Records:
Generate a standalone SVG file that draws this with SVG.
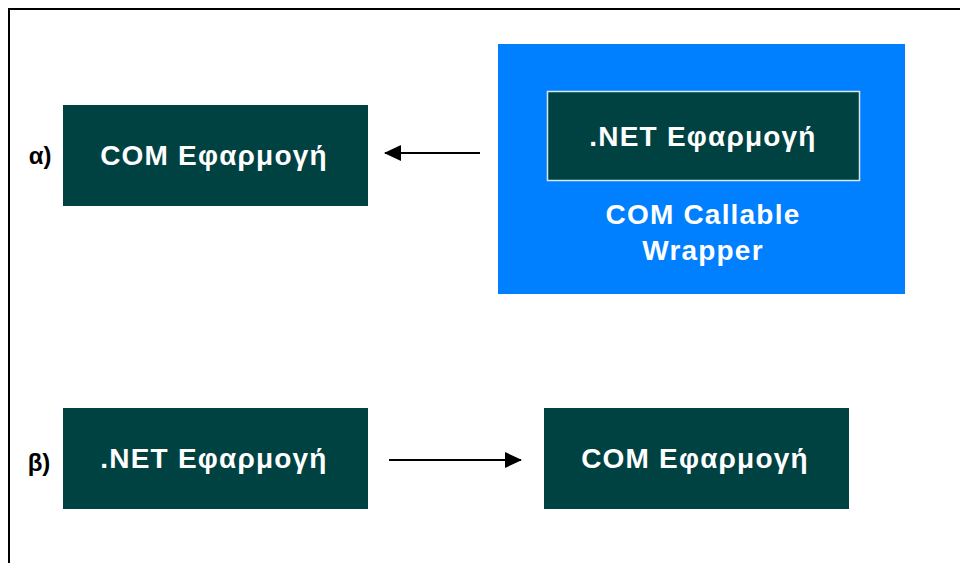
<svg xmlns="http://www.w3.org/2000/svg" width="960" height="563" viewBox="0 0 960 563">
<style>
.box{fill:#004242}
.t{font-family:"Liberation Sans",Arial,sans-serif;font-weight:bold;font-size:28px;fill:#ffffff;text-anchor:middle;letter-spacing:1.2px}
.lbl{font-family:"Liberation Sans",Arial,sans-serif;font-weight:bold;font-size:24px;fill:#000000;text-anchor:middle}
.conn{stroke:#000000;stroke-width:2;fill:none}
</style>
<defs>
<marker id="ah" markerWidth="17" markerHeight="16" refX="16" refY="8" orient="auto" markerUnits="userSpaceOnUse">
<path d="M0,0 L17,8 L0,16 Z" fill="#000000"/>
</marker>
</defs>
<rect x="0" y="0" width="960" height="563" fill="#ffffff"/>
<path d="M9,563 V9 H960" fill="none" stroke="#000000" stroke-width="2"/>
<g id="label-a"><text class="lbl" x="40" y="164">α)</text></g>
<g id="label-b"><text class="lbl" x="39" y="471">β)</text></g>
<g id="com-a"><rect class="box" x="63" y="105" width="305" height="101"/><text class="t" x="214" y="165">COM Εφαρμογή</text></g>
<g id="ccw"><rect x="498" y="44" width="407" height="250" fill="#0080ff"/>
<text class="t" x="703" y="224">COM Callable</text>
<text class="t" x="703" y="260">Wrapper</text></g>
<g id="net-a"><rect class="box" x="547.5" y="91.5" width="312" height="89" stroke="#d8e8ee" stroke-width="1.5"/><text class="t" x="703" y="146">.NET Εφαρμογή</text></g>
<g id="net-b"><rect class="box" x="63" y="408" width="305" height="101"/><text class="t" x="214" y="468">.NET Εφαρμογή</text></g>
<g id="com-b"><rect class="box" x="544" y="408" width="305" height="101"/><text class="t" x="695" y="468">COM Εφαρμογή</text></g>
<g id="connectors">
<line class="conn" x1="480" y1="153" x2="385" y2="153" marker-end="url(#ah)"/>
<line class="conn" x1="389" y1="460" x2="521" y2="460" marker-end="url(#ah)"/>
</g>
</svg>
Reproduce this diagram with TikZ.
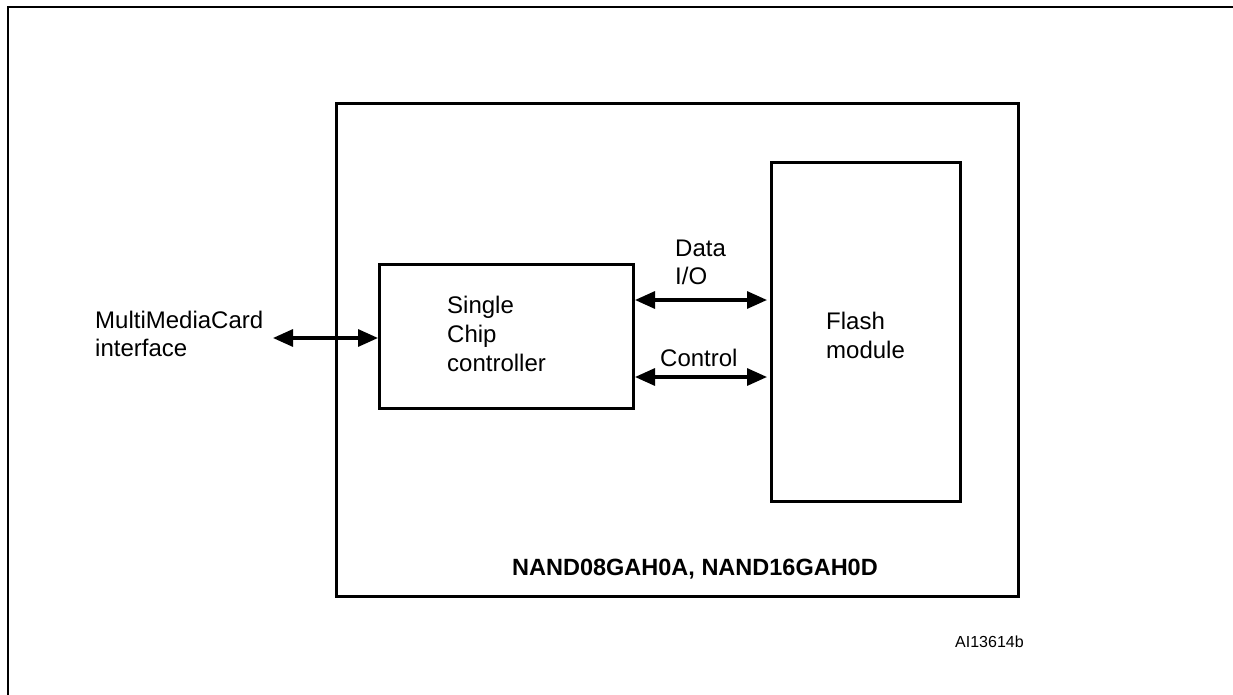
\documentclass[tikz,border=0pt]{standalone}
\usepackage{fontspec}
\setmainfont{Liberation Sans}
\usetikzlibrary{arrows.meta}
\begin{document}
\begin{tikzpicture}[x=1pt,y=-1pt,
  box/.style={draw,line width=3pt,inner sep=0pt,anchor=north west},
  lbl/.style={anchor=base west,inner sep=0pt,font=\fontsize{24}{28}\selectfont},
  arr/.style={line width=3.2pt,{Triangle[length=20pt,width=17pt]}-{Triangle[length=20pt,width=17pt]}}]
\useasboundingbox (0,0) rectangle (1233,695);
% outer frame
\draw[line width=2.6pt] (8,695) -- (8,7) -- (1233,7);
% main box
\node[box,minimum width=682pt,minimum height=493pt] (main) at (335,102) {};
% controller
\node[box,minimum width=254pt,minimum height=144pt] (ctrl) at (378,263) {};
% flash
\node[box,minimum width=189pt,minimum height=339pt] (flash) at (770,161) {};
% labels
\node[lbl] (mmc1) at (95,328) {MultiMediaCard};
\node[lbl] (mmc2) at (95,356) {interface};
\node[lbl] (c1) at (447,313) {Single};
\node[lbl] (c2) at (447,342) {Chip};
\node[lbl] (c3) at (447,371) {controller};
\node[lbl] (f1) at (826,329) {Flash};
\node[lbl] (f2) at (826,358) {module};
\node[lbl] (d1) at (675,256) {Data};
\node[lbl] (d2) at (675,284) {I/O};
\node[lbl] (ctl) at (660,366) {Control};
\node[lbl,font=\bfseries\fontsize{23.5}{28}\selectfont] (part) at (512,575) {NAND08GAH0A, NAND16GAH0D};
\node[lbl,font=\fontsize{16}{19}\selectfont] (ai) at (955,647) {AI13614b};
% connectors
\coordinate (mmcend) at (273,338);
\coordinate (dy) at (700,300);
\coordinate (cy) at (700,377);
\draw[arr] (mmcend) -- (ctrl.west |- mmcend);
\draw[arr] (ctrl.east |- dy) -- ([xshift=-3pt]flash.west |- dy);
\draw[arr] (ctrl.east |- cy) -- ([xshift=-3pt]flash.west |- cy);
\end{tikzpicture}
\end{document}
---
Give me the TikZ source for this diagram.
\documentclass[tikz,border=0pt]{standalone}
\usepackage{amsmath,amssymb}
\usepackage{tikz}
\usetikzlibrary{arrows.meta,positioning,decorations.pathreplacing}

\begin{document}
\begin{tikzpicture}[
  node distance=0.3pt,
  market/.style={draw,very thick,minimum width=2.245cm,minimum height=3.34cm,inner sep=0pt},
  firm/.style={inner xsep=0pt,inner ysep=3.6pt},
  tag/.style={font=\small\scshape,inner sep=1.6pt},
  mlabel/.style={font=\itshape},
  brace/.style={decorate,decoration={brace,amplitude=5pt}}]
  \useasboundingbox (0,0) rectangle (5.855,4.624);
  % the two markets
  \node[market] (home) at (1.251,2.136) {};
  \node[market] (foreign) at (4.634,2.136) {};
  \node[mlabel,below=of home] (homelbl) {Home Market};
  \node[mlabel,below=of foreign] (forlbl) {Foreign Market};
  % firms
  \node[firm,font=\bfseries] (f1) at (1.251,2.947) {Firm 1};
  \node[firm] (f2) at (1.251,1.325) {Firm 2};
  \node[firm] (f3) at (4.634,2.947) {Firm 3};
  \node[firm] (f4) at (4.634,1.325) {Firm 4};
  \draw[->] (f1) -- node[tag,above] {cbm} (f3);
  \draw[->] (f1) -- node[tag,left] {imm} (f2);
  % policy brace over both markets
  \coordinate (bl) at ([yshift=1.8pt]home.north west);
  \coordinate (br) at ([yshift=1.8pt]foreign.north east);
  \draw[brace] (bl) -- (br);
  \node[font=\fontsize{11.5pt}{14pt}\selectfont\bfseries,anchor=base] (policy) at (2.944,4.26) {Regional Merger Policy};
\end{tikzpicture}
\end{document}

Requirements. Which lines include the word "with"? Copy every one of them.

Answer to this task.
Generate a standalone SVG file that draws this with SVG.
Reproduce this diagram with TikZ.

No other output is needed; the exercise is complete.